What Are The Different Types Of PLC? 

There are three different types of PLC commonly in use: 

• Fixed integrated PLC

• Distributed PLC

• Modular PLC

Of these, the Fixed and Modular are the most commonly used, based on their hardware setup. An additional option is the Soft PLC, where the PLC is run as a program in a general-purpose computer. This can be secure and efficient if you have the right setup to incorporate it, but requires greater software implementation and maintenance skills. Not all applications support this.

Fixed Integrated Or Fixed I/O PLC

This type, commonly called a fixed I/O PLC, houses both the controller and the I/O modules within a single compact unit. This means that the memory and the number & form of I/O options are pre-determined by the manufacturer. They’re good for small-scale applications, as everything is contained in the unit, including the power supply, processor and memory. They cost less, but are disadvantaged by their lack of flexibility and inability to address more complex tasks. Also, you might have to replace the whole system if any component malfunctions, as their pre-assembled nature makes repairs more difficult.

Distributed PLC

In this type of PLC, various controllers and I/O devices are connected via a network. This means you can control the system remotely and get faster responses from the distributed PLC. There’s less wiring and it’s simpler than other systems, but it may cost more to use if not operating continuously.

Modular PLC

Modular PLCs are popular because the CPU, power supply and I/O options are all contained in separate modules within a chassis. They’re usually rack-mounted, where the rack itself houses the communications module. They’re simpler to use and capable of incorporating various expansion modules that provide more functionality, such as additional I/O units. 

Modular PLCs cost more than compact PLCs, but have the advantage of easier maintenance and scaleability without extra downtime. Modular PLCs can handle more complicated procedures, such as identifying problems quickly and fixing them while other processes continue to run. 

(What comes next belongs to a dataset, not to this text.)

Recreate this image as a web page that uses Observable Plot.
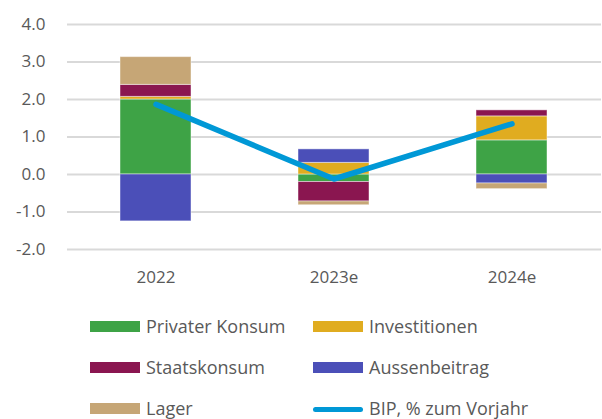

Some disadvantages of modular PLCs are their greater configuration complexity and less efficient installation space. Trouble-shooting costs may increase when modules fail and you’ll have to keep more spare inventory on site. They also require enclosures, since they have low IP ratings. Their nature promotes centralised rather than distributed I/O, contrary to the norm in modern automation technology.

How Do PLCs Work?

The PLC works on the basis of information received from its input devices or connected sensors. It processes the received data and uses pre-programmed parameters to trigger selected outputs. Users can configure the I/Os on their PLCs to get exactly the responses they need for their application. Depending on what I/Os are configured, a PLC is able to monitor and record all sorts of run-time data. Operations include automatic start and stop processes, monitoring operating temperature or machine productivity and generating alarms if a machine malfunctions.

PLC programs are usually written separately, then downloaded onto the controller. Some manufacturers supply this with the PLC. Most programming software for PLCs offers a choice of programming languages, either the newer basic “C” or the traditional Ladder Diagram (LD). Each rung on the logic ladder represents a specific action that the PLC controls. 

Robust and Adaptable Solutions

Programmable Logic Controllers are a robust and flexible control solution for industrial automation, adaptable to almost any application. Fixed, compact PLCs are an ideal solution for small-scale operations, while modular and distributed PLCs are capable of handling larger and more complex processes. Many different arrangements of digital and analogue I/O can be incorporated, with modules or units configured for a range of specific environments. These include resistance to vibration and impact, immunity to electrical noise and extended temperature ranges.